Set exercise
Set down the data below from its first line to the line holding "LineChart, XAxis, YAxis", inclusive; omit all pictures.

Stored data

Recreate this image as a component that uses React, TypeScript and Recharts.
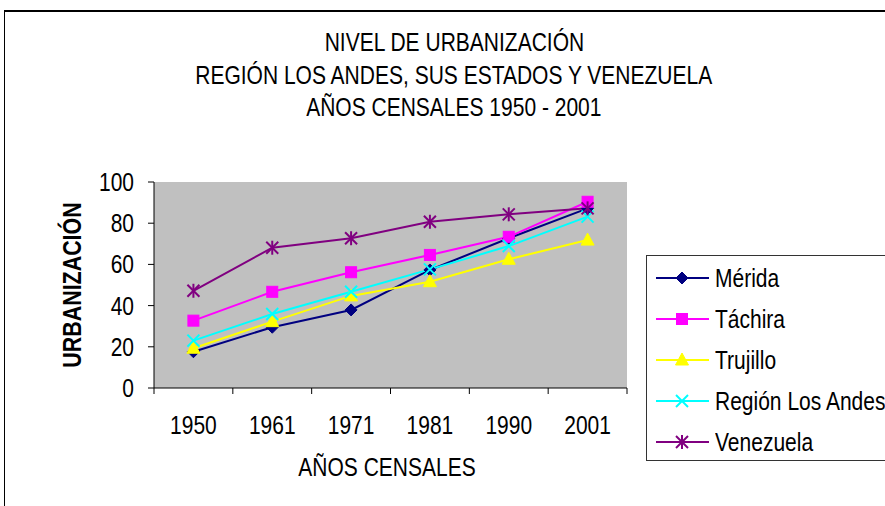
import React from 'react'
import { CartesianGrid, Label, Line, LineChart, XAxis, YAxis } from 'recharts'

const years = ['1950', '1961', '1971', '1981', '1990', '2001']
const merida = [17.6, 29.5, 37.9, 57.3, 72.7, 87.2]
const tachira = [32.7, 46.7, 56.2, 64.6, 73.4, 90.4]
const trujillo = [19.3, 32.2, 44.7, 51.6, 62.5, 71.8]
const regionAndes = [23.0, 35.9, 46.7, 57.6, 68.9, 83.2]
const venezuela = [47.2, 68.1, 72.7, 80.7, 84.3, 87.2]
const yTicks = [0, 20, 40, 60, 80, 100]
const titleLines = [
    'NIVEL DE URBANIZACIÓN',
    'REGIÓN LOS ANDES, SUS ESTADOS Y VENEZUELA',
    'AÑOS CENSALES 1950 - 2001',
]

const series = [
    { key: 'merida', name: 'Mérida', color: '#000080', shape: 'diamond' },
    { key: 'tachira', name: 'Táchira', color: '#FF00FF', shape: 'square' },
    { key: 'trujillo', name: 'Trujillo', color: '#FFFF00', shape: 'triangle' },
    { key: 'region', name: 'Región Los Andes', color: '#00FFFF', shape: 'cross' },
    { key: 'venezuela', name: 'Venezuela', color: '#800080', shape: 'star' },
]

const data = years.map((year, i) => ({
    year,
    merida: merida[i],
    tachira: tachira[i],
    trujillo: trujillo[i],
    region: regionAndes[i],
    venezuela: venezuela[i],
}))

// Liberation Sans squeezed horizontally stands in for Arial Narrow
const FONT = "'Liberation Sans', Arial, sans-serif"
const SQUEEZE = 0.84
const FS = 25
const W = 885
const H = 506
const PLOT_LEFT = 154
const PLOT_RIGHT = 627
const PLOT_TOP = 182
const PLOT_BOTTOM = 388
const BAND = (PLOT_RIGHT - PLOT_LEFT) / years.length

function NarrowText({ x, y, size = FS, anchor = 'middle', rotate = 0, bold = false, children }: any) {
    const rot = rotate ? ` rotate(${rotate})` : ''
    return (
        <text
            transform={`translate(${x},${y})${rot} scale(${SQUEEZE},1)`}
            textAnchor={anchor}
            fontSize={size}
            fontWeight={bold ? 'bold' : 'normal'}
            fontFamily={FONT}
            fill="#000"
        >
            {children}
        </text>
    )
}

function markerShape(shape: string, cx: number, cy: number, color: string) {
    switch (shape) {
        case 'diamond':
            return <polygon points={`${cx},${cy - 6} ${cx + 6},${cy} ${cx},${cy + 6} ${cx - 6},${cy}`} fill={color} stroke={color} />
        case 'square':
            return <rect x={cx - 5.5} y={cy - 5.5} width={11} height={11} fill={color} stroke={color} />
        case 'triangle':
            return <polygon points={`${cx},${cy - 7} ${cx + 6.5},${cy + 5} ${cx - 6.5},${cy + 5}`} fill={color} stroke={color} />
        case 'cross':
            return (
                <g stroke={color} strokeWidth={2}>
                    <line x1={cx - 6} y1={cy - 6} x2={cx + 6} y2={cy + 6} />
                    <line x1={cx - 6} y1={cy + 6} x2={cx + 6} y2={cy - 6} />
                </g>
            )
        default:
            return (
                <g stroke={color} strokeWidth={2}>
                    <line x1={cx - 6} y1={cy - 6} x2={cx + 6} y2={cy + 6} />
                    <line x1={cx - 6} y1={cy + 6} x2={cx + 6} y2={cy - 6} />
                    <line x1={cx} y1={cy - 7} x2={cx} y2={cy + 7} />
                </g>
            )
    }
}

function makeDot(shape: string, color: string) {
    return (props: any) => {
        const { cx, cy, index } = props
        if (cx == null || cy == null) return <g key={index} />
        return <g key={index}>{markerShape(shape, cx, cy, color)}</g>
    }
}

function YearTick(props: any) {
    const { x, y, payload, index } = props
    const left = x - BAND / 2
    return (
        <g>
            <line x1={left} x2={left} y1={y} y2={y + 6} stroke="#000" />
            {index === years.length - 1 && (
                <line x1={x + BAND / 2} x2={x + BAND / 2} y1={y} y2={y + 6} stroke="#000" />
            )}
            <NarrowText x={x} y={y + 46}>{payload.value}</NarrowText>
        </g>
    )
}

function ValueTick(props: any) {
    const { x, y, payload } = props
    return <NarrowText x={x} y={y + 9} anchor="end">{payload.value}</NarrowText>
}

const narrowHtml: React.CSSProperties = {
    display: 'inline-block',
    whiteSpace: 'nowrap',
    transform: `scaleX(${SQUEEZE})`,
}

function ChartLegend() {
    return (
        <div
            style={{
                position: 'absolute',
                left: 646,
                top: 255,
                width: 270,
                height: 204,
                border: '1px solid #333',
                background: '#fff',
                fontFamily: FONT,
                fontSize: FS,
                color: '#000',
            }}
        >
            {series.map((s, i) => (
                <div key={s.key} style={{ position: 'absolute', left: 0, top: 22 + i * 41 - 16, height: 32, display: 'flex', alignItems: 'center' }}>
                    <svg width={66} height={32} style={{ display: 'block' }}>
                        <line x1={9} x2={62} y1={16} y2={16} stroke={s.color} strokeWidth={2} />
                        {markerShape(s.shape, 35, 16, s.color)}
                    </svg>
                    <span style={{ ...narrowHtml, marginLeft: 2, transformOrigin: 'left center' }}>{s.name}</span>
                </div>
            ))}
        </div>
    )
}

export default function App() {
    return (
        <div style={{ position: 'absolute', left: 0, top: 0, width: W, height: H, overflow: 'hidden', background: '#fff' }}>
            <div style={{ position: 'absolute', left: 4, top: 10, width: 920, height: 540, border: '1px solid #000', borderTopWidth: 2 }} />
            {titleLines.map((t, i) => (
                <div
                    key={t}
                    style={{
                        position: 'absolute',
                        left: 0,
                        width: 908,
                        top: 42 + i * 32.5 - 16,
                        height: 32,
                        lineHeight: '32px',
                        textAlign: 'center',
                        fontFamily: FONT,
                        fontSize: FS,
                        color: '#000',
                    }}
                >
                    <span style={{ ...narrowHtml, transformOrigin: 'center' }}>{t}</span>
                </div>
            ))}
            <div style={{ position: 'absolute', left: 0, top: 0 }}>
                <LineChart
                    width={W}
                    height={H}
                    data={data}
                    margin={{ top: PLOT_TOP, right: W - PLOT_RIGHT, bottom: 68, left: 0 }}
                >
                    <CartesianGrid fill="#C0C0C0" horizontal={false} vertical={false} />
                    <XAxis
                        dataKey="year"
                        height={H - PLOT_BOTTOM - 68}
                        padding={{ left: BAND / 2, right: BAND / 2 }}
                        axisLine={{ stroke: '#000' }}
                        tickLine={false}
                        tickSize={0}
                        tickMargin={0}
                        tick={<YearTick />}
                        interval={0}
                    >
                        <Label content={() => <NarrowText x={387} y={476}>AÑOS CENSALES</NarrowText>} />
                    </XAxis>
                    <XAxis xAxisId="top" orientation="top" dataKey="year" height={0} tick={false} tickLine={false} axisLine={{ stroke: '#808080' }} />
                    <YAxis
                        domain={[0, 100]}
                        ticks={yTicks}
                        width={PLOT_LEFT}
                        axisLine={{ stroke: '#000' }}
                        tickLine={{ stroke: '#000' }}
                        tickSize={6}
                        tickMargin={14}
                        tick={<ValueTick />}
                    >
                        <Label
                            content={() => (
                                <NarrowText x={81} y={285} rotate={-90} size={25.5} bold>
                                    URBANIZACIÓN
                                </NarrowText>
                            )}
                        />
                    </YAxis>
                    <YAxis yAxisId="right" orientation="right" domain={[0, 100]} width={0} tick={false} tickLine={false} axisLine={{ stroke: '#808080' }} />
                    {series.map((s) => (
                        <Line
                            key={s.key}
                            dataKey={s.key}
                            name={s.name}
                            stroke={s.color}
                            strokeWidth={2}
                            dot={makeDot(s.shape, s.color)}
                            activeDot={false}
                            isAnimationActive={false}
                        />
                    ))}
                </LineChart>
            </div>
            <ChartLegend />
        </div>
    )
}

Final result
Recreate this image as a component that uses React, TypeScript and Recharts.
import React from 'react'
import { CartesianGrid, Label, Line, LineChart, XAxis, YAxis } from 'recharts'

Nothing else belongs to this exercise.